Oil report

GLOBAL MARKETS-Oil, gold prices retreat as worries abate over larger Mideast conflict

(Adds U.S. market open, byline, dateline; previous LONDON)

* Iran attacks Iraqi bases housing U.S. forces

* Wall Street rebounds, global index trades flattish

NEW YORK, Jan 8 (Reuters) - Gold and oil prices retreated on Wednesday after earlier surging, and shares on Wall Street advanced, amid investor optimism that Iran’s attack on U.S. forces in Iraq was unlikely to escalate into a full-blown conflict in the region.
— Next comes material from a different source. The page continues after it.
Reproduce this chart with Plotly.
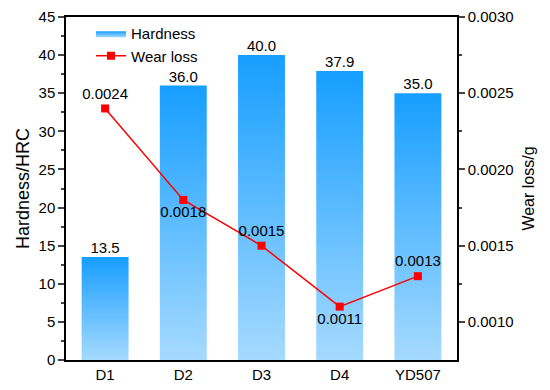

Iran said it had fired missiles at U.S. targets in Iraq in retaliation for last week’s U.S. drone strike that killed Iranian commander Qassem Soleimani and raised fears of a new war in the Middle East.

Gold surged past $1,600 for the first time in nearly seven years in earlier trade, before paring gains as fears of a larger conflict in the Middle East abated amid milder rhetoric between Iran and the United States. The safe-haven yen fell from three-month highs against the dollar and the Swiss franc, another safe haven, also pared gains.

Brent oil futures fell off a four-month peak hit in frenzied early trading after the Iranian rocket attack appeared to have no impact on oil infrastructure or crude flows in Iraq.

MSCI’s broad gauge of stocks across the globe shed 0.04%, but stocks on Wall Street gained, along with bourses in Paris, Frankfurt and Milan.

U.S. President Donald Trump said there were no American casualties in the Iranian strikes and that Tehran appeared to be standing down.

Iran’s long-term goal of a sphere of influence might be jeopardized if it attacks too aggressively, said John Vail, chief global strategist at Nikko Asset Management in Tokyo.

“The impact on global risk assets will probably moderate from here as we are likely past the worst part of the crisis,” Vail said in an e-mail. “Neither side wants a war.”

Investors are betting on a de-escalation in Middle East tensions and the United States and Iran to revert to a tit-for-tat relationship, said Sebastien Galy, senior macro strategist at Nordea Asset Management in Luxembourg.

“The Iranians failed to cause U.S. casualties,” Galy said.

The pan-European STOXX 600 index rose 0.07% and emerging market stocks lost 0.41%.

On Wall Street, the Dow Jones Industrial Average rose 80.27 points, or 0.28%, to 28,663.95. The S&P 500 gained 9.04 points, or 0.28%, to 3,246.22 and the Nasdaq Composite added 22.84 points, or 0.25%, to 9,091.42.

Spot gold was slightly subdued at $1,573.50 per ounce, having soared to $1,610.90 earlier in the session, its highest since March 2013

Brent crude prices fell on reports the Iranian rocket attack appeared to have no impact on oil infrastructure or crude flows, and on a report showing a surprise build in U.S. stockpiles.

The U.S. Energy Information Administration (EIA) said crude inventories rose by 1.2 million barrels during the week ended Jan. 3. Analysts had expected a decline.

Brent futures fell $1.04 to $67.23 a barrel and U.S. West Texas Intermediate (WTI) crude declined $1.39 to $61.31 a barrel. WTI futures earlier hit $65.65, the highest since late April.

U.S. Treasury yields were little changed, retracing an overnight drop as investor concerns eased about a U.S.-Iran conflict.

Overnight, yields on the 10-year U.S. Treasury note dropped to 1.705%, its lowest in more than a month, as worried investors bought U.S. government debt in a safe-haven move after Iranian forces fired missiles at military bases housing American troops in Iraq.

Benchmark 10-year notes last rose 2/32 in price to yield 1.8178%.

The dollar index, tracking the unit against six major peers, rose 0.26%, with the euro down 0.36% to $1.1111.

The Japanese yen weakened 0.36% versus the greenback at 108.81 per dollar.